- #1
Destroxia
- 204
- 7
Homework Statement
The electric dipole moment for the water molecule equals $$ p = 6.13 × 10−30 C · m $$ Suppose that in the glass of water all molecular dipoles could be made to point down. Calculate the resulting surface charge density at the upper water surface
Homework Equations
[/B]
## P = ## dipole moment per unit volume
## \sigma_b = P \cdot \hat{n} ##
## D_{water} = 1,000,000 [\frac{g}{m^3}] ##
## M_{water} = 18.02 [\frac{g}{mol}]##
## N_A = 6.022 *10^{23} [\frac{1}{mole}] ##
The Attempt at a Solution
I'm not really sure how to go about this one, I've seen other similar problems online, and here, but the book seems kind of vague to me on this topic, for some reason.

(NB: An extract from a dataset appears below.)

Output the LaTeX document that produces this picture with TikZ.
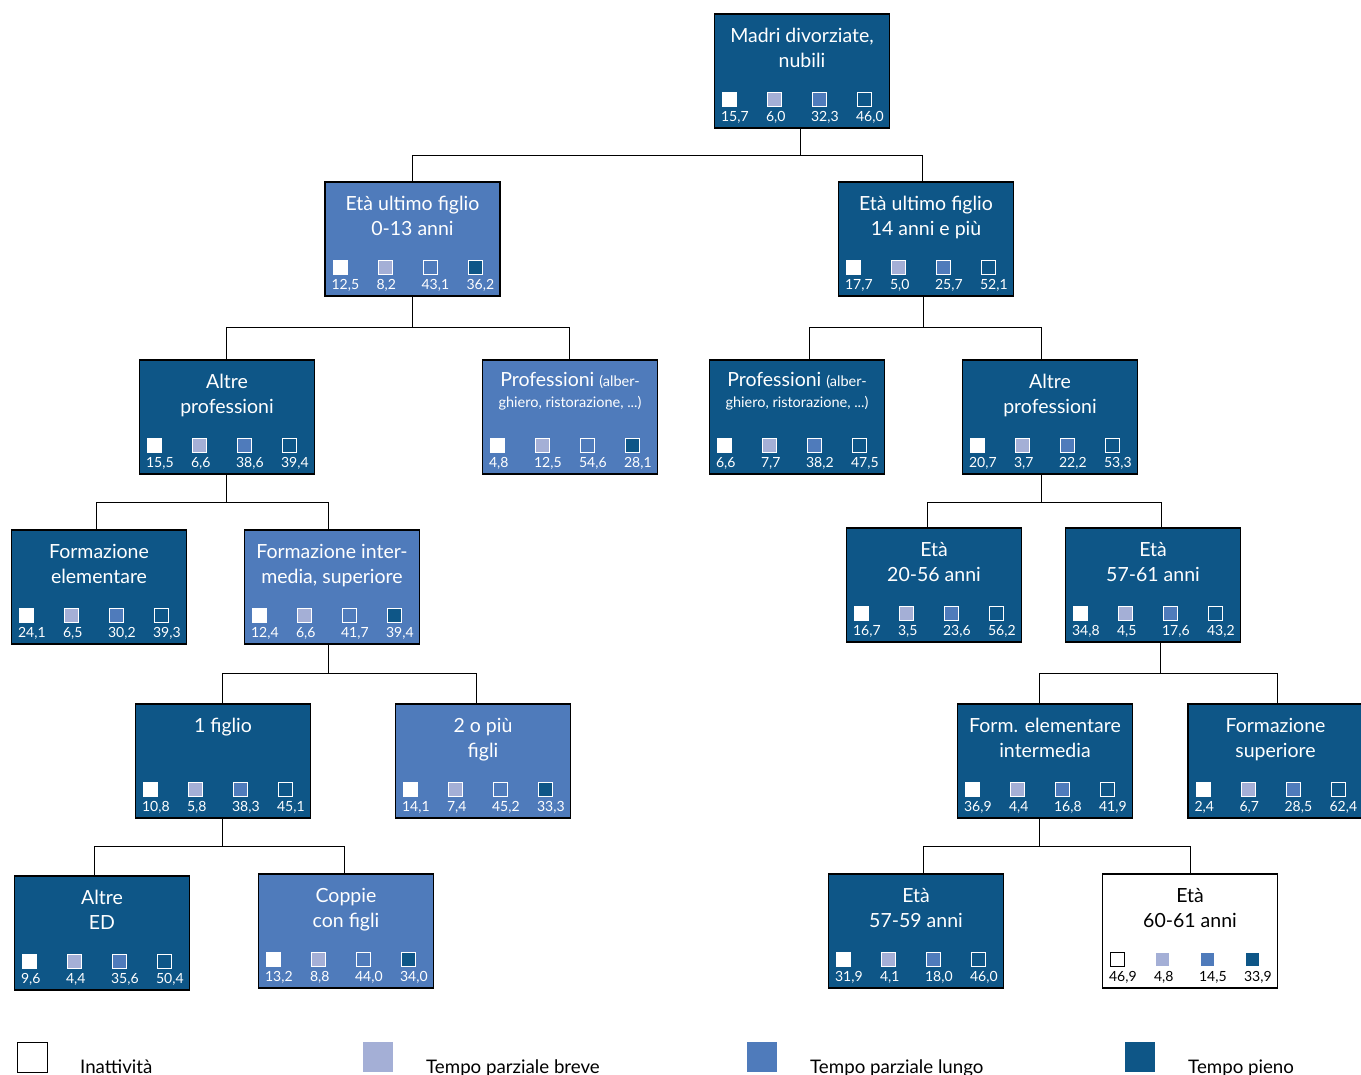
\documentclass[tikz,border=0pt]{standalone}
\usepackage{fontspec}
\setmainfont{Lato}
\definecolor{cDark}{HTML}{0E5687}
\definecolor{cMed}{HTML}{4F7BBB}
\definecolor{cLight}{HTML}{A4AFD6}
\tikzset{
  box/.style={draw=black, line width=1.2pt, minimum width=175pt, minimum height=114pt, inner sep=0pt},
  ttl/.style={anchor=north, align=center, inner sep=0pt, font=\fontsize{19.5}{25}\selectfont},
  sq/.style={minimum size=14pt, inner sep=0pt, line width=1.1pt},
  num/.style={inner sep=0pt, font=\fontsize{14}{15}\selectfont},
  conn/.style={draw=black, line width=1pt},
  legsq/.style={minimum size=30pt, inner sep=0pt},
  legtxt/.style={anchor=base west, inner sep=0pt, font=\fontsize{18.7}{20}\selectfont}
}
\newcommand\sqv[6]{% name, i, fill, draw, value, textcolor
  \path (#1.north west) ++({16+45*(#2-1)},86) node[sq, fill=#3, draw=#4] (#1-s#2) {}
    ++(-9,18) node[num, anchor=west, text=#6] (#1-n#2) {#5};
}
\newcommand\tbox[7][-14.5pt]{% [title shift], name, cx, top, fill, textcolor, title
  \node[box, fill=#5] (#2) at (#3,#4+57) {};
  \node[ttl, text=#6] (#2-t) at ([yshift=#1]#2.north) {#7};
}
\newcommand\vals[6]{% name, color, v1..v4
  \sqv{#1}{1}{white}{#2}{#3}{#2}
  \sqv{#1}{2}{cLight}{white}{#4}{#2}
  \sqv{#1}{3}{cMed}{white}{#5}{#2}
  \sqv{#1}{4}{cDark}{white}{#6}{#2}
}
\newcommand\sm[1]{{\fontsize{14.5}{16}\selectfont #1}}
\begin{document}
\begin{tikzpicture}[x=1pt,y=-1pt]
\clip (0,0) rectangle (1361,1075);
\fill[white] (0,0) rectangle (1361,1075);

\tbox{root}{802}{14}{cDark}{white}{Madri divorziate,\\nubili}
\vals{root}{white}{15,7}{6,0}{32,3}{46,0}

\tbox{lA}{412.5}{182}{cMed}{white}{Età ultimo figlio\\0-13 anni}
\vals{lA}{white}{12,5}{8,2}{43,1}{36,2}
\tbox{rA}{926}{182}{cDark}{white}{Età ultimo figlio\\14 anni e più}
\vals{rA}{white}{17,7}{5,0}{25,7}{52,1}

\tbox{altL}{227}{360}{cDark}{white}{Altre\\professioni}
\vals{altL}{white}{15,5}{6,6}{38,6}{39,4}
\tbox[-12.5pt]{profL}{570}{360}{cMed}{white}{Professioni \sm{(alber-}\\[-4pt]\sm{ghiero, ristorazione, ...)}}
\vals{profL}{white}{4,8}{12,5}{54,6}{28,1}
\tbox[-12.5pt]{profR}{797}{360}{cDark}{white}{Professioni \sm{(alber-}\\[-4pt]\sm{ghiero, ristorazione, ...)}}
\vals{profR}{white}{6,6}{7,7}{38,2}{47,5}
\tbox{altR}{1050}{360}{cDark}{white}{Altre\\professioni}
\vals{altR}{white}{20,7}{3,7}{22,2}{53,3}

\tbox{formEl}{99}{530}{cDark}{white}{Formazione\\elementare}
\vals{formEl}{white}{24,1}{6,5}{30,2}{39,3}
\tbox{formInt}{332}{530}{cMed}{white}{Formazione inter-\\media, superiore}
\vals{formInt}{white}{12,4}{6,6}{41,7}{39,4}
\tbox{etaA}{934}{528}{cDark}{white}{Età\\20-56 anni}
\vals{etaA}{white}{16,7}{3,5}{23,6}{56,2}
\tbox{etaB}{1153}{528}{cDark}{white}{Età\\57-61 anni}
\vals{etaB}{white}{34,8}{4,5}{17,6}{43,2}

\tbox{figA}{223}{704}{cDark}{white}{1 figlio}
\vals{figA}{white}{10,8}{5,8}{38,3}{45,1}
\tbox{figB}{483}{704}{cMed}{white}{2 o più\\figli}
\vals{figB}{white}{14,1}{7,4}{45,2}{33,3}
\tbox{formEI}{1045}{704}{cDark}{white}{Form. elementare\\intermedia}
\vals{formEI}{white}{36,9}{4,4}{16,8}{41,9}
\tbox{formSup}{1275.5}{704}{cDark}{white}{Formazione\\superiore}
\vals{formSup}{white}{2,4}{6,7}{28,5}{62,4}

\tbox{altED}{102}{876}{cDark}{white}{Altre\\ED}
\vals{altED}{white}{9,6}{4,4}{35,6}{50,4}
\tbox{coppie}{346}{874}{cMed}{white}{Coppie\\con figli}
\vals{coppie}{white}{13,2}{8,8}{44,0}{34,0}
\tbox{etaC}{916}{874}{cDark}{white}{Età\\57-59 anni}
\vals{etaC}{white}{31,9}{4,1}{18,0}{46,0}
\tbox{etaD}{1190}{874}{white}{black}{Età\\60-61 anni}
\vals{etaD}{black}{46,9}{4,8}{14,5}{33,9}

% connectors: parent / parent x-offset / drop / child a / offset a / child b / offset b
\foreach \p/\dp/\h/\a/\da/\b/\db in {
  root/-2/27/lA/0/rA/-4,
  lA/0/31/altL/-1/profL/-1,
  rA/-3/31/profR/12/altR/-9,
  altL/-1/28/formEl/-3/formInt/-4,
  altR/-9/28/etaA/-7/etaB/8,
  formInt/-4/29/figA/-1/figB/-7,
  etaB/7/31/formEI/-6/formSup/1.5,
  figA/-1/28/altED/-8/coppie/-2,
  formEI/-6/28/etaC/7/etaD/0}{
  \draw[conn] ([xshift=\dp pt]\p.south) -- ++(0,\h) -| ([xshift=\da pt]\a.north);
  \draw[conn] ([xshift=\dp pt]\p.south) -- ++(0,\h) -| ([xshift=\db pt]\b.north);
}

% legend
\node[legsq, fill=white, draw=black, line width=0.8pt] (lg1) at (32,1057) {};
\node[legtxt] (lt1) at (80,1073) {Inattività};
\node[legsq, fill=cLight] (lg2) at (378,1057) {};
\node[legtxt] (lt2) at (426,1073) {Tempo parziale breve};
\node[legsq, fill=cMed] (lg3) at (762,1057) {};
\node[legtxt] (lt3) at (810,1073) {Tempo parziale lungo};
\node[legsq, fill=cDark] (lg4) at (1140,1057) {};
\node[legtxt] (lt4) at (1188,1073) {Tempo pieno};
\end{tikzpicture}
\end{document}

I wasn't sure if "bound" surface charge density would be the same as surface charge density in this situation, so I just went ahead and assumed it is for this problem :
$$ \sigma_b = P \cdot \hat{n} = (\frac {mp} {V_u}) \cdot \hat{n} $$, where ## m = ## number of molecules being polarized, ## V_u = ## unit volume, and ## \hat{n} ## is of negative orientation due to the surface being the opposite direction of the polarization of the molecules?
So, now I need to figure out ##m## and ## V_u##, volume is mass divided by density, so I assume I need the atomic mass, and density of water...

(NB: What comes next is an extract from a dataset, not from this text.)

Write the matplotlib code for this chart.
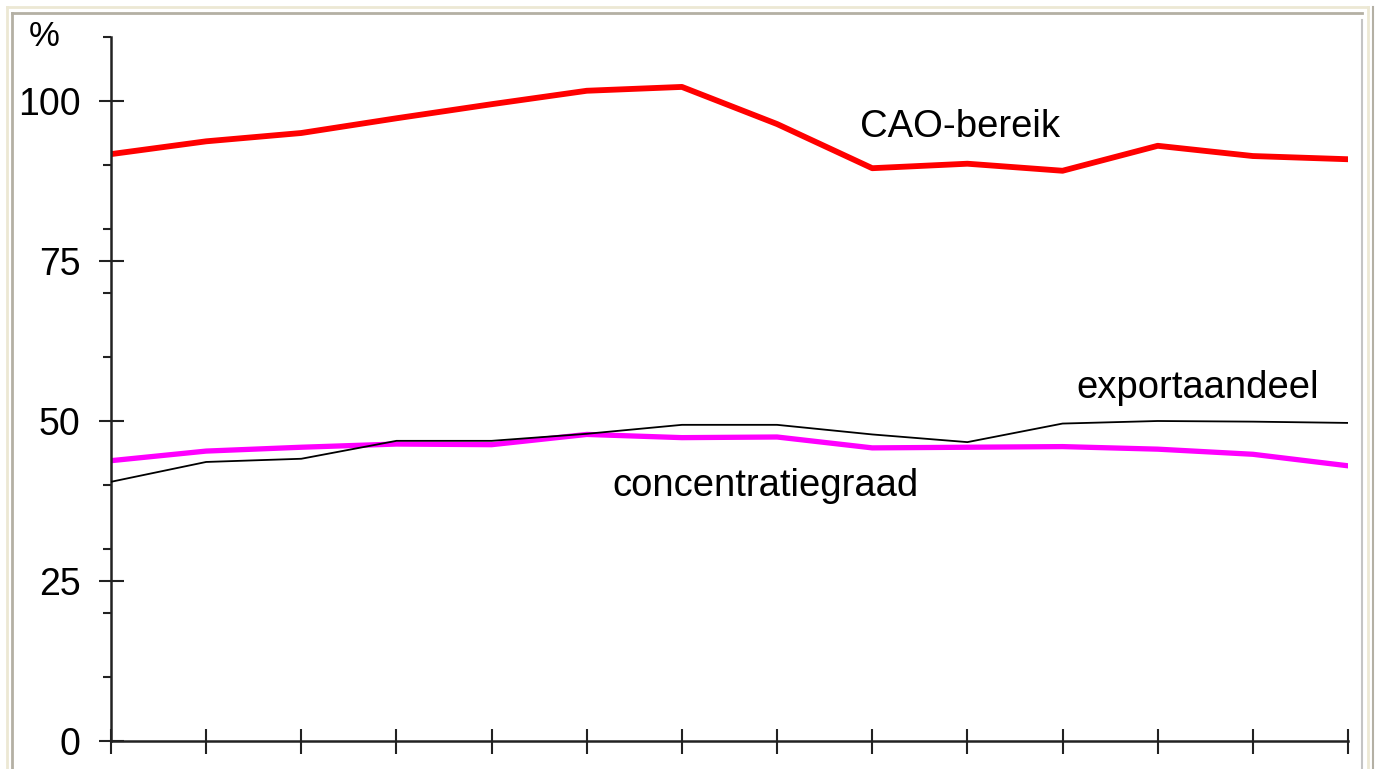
import matplotlib.pyplot as plt
from matplotlib.lines import Line2D
from matplotlib.ticker import MultipleLocator
import numpy as np

plt.rcParams['font.family'] = ['Liberation Sans', 'DejaVu Sans']

# waarden (14 jaren, geen jaartallen op de as)
jaren = np.arange(14)
cao_bereik = [91.7, 93.7, 95.0, 97.3, 99.5, 101.6, 102.2, 96.4, 89.5, 90.2, 89.1, 93.0, 91.4, 90.9]
concentratiegraad = [43.8, 45.3, 45.9, 46.4, 46.3, 47.9, 47.4, 47.5, 45.8, 45.9, 46.0, 45.6, 44.8, 43.0]
exportaandeel = [40.5, 43.6, 44.1, 46.9, 46.9, 48.0, 49.4, 49.4, 47.9, 46.7, 49.6, 50.0, 49.9, 49.7]

W, H = 1378, 769
fig = plt.figure(figsize=(W / 100, H / 100), dpi=100)
fig.patch.set_facecolor('white')
ax = fig.add_axes([111 / W, 1 - 741 / H, (1348 - 111) / W, (741 - 37) / H])

ax.plot(jaren, exportaandeel, color='black', lw=1.3, zorder=3)
ax.plot(jaren, concentratiegraad, color='#ff00ff', lw=3.8, zorder=2)
ax.plot(jaren, cao_bereik, color='#ff0000', lw=4.2, zorder=2)

ax.set_xlim(0, 13)
ax.set_ylim(0, 110)
ax.set_xticks(jaren)
ax.set_xticklabels([])
ax.yaxis.set_major_locator(MultipleLocator(25))
ax.yaxis.set_minor_locator(MultipleLocator(10))
ax.tick_params(axis='x', which='major', direction='inout', length=18, width=1.5, color='#222222')
ax.tick_params(axis='y', which='major', direction='inout', length=18, width=1.5, color='#222222',
               labelsize=27, pad=13)
ax.tick_params(axis='y', which='minor', direction='out', length=6, width=1.5, color='#222222')
for s in ['top', 'right']:
    ax.spines[s].set_visible(False)
for s in ['left', 'bottom']:
    ax.spines[s].set_linewidth(1.8)
    ax.spines[s].set_color('#222222')
ax.set_facecolor('none')

# labels bij de lijnen
ax.text(7.87, 95.9, 'CAO-bereik', fontsize=27.5, va='center', ha='left')
ax.text(10.15, 55.2, 'exportaandeel', fontsize=27.5, va='center', ha='left')
ax.text(5.27, 39.8, 'concentratiegraad', fontsize=27.5, va='center', ha='left')
fig.text(29 / W, 1 - 36 / H, '%', fontsize=25, va='center', ha='left')

# kader rond de grafiek
def lijn(x0, y0, x1, y1, kleur, dikte):
    fig.add_artist(Line2D([x0 / W, x1 / W], [1 - y0 / H, 1 - y1 / H], color=kleur, lw=dikte))

lijn(7, 7, 1368, 7, '#ece8d4', 2)
lijn(7, 7, 7, H, '#ece8d4', 2)
lijn(1368, 7, 1368, H, '#ece8d4', 2)
lijn(12, 13, 1362, 13, '#b4b0a4', 2)
lijn(12, 13, 12, H, '#b4b0a4', 2)
lijn(1362, 20, 1362, H, '#c4c4c4', 1.5)
lijn(1373, 7, 1373, H, '#b4b0a4', 1.5)

fig.savefig('out.png', dpi=100)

$$ \sigma_b = - (\frac {D_{water}} {M_{water}}) N_a p = -(3.3*10^28[\frac {1}{m^3}])(6.13*10^-30[C \cdot m]) = -.205 [\frac {C}{m^2}]$$
I just need some confirmation on my work in this problem, I'm really not sure about assuming ##\sigma_b ## is the same as ##\sigma## and also, in terms of the direction of ## \hat{n} ##. It just seemed weird also including all this old chemistry knowledge in a physics textbook that never once mentions anything about moles, so I'm not sure if all this was needed.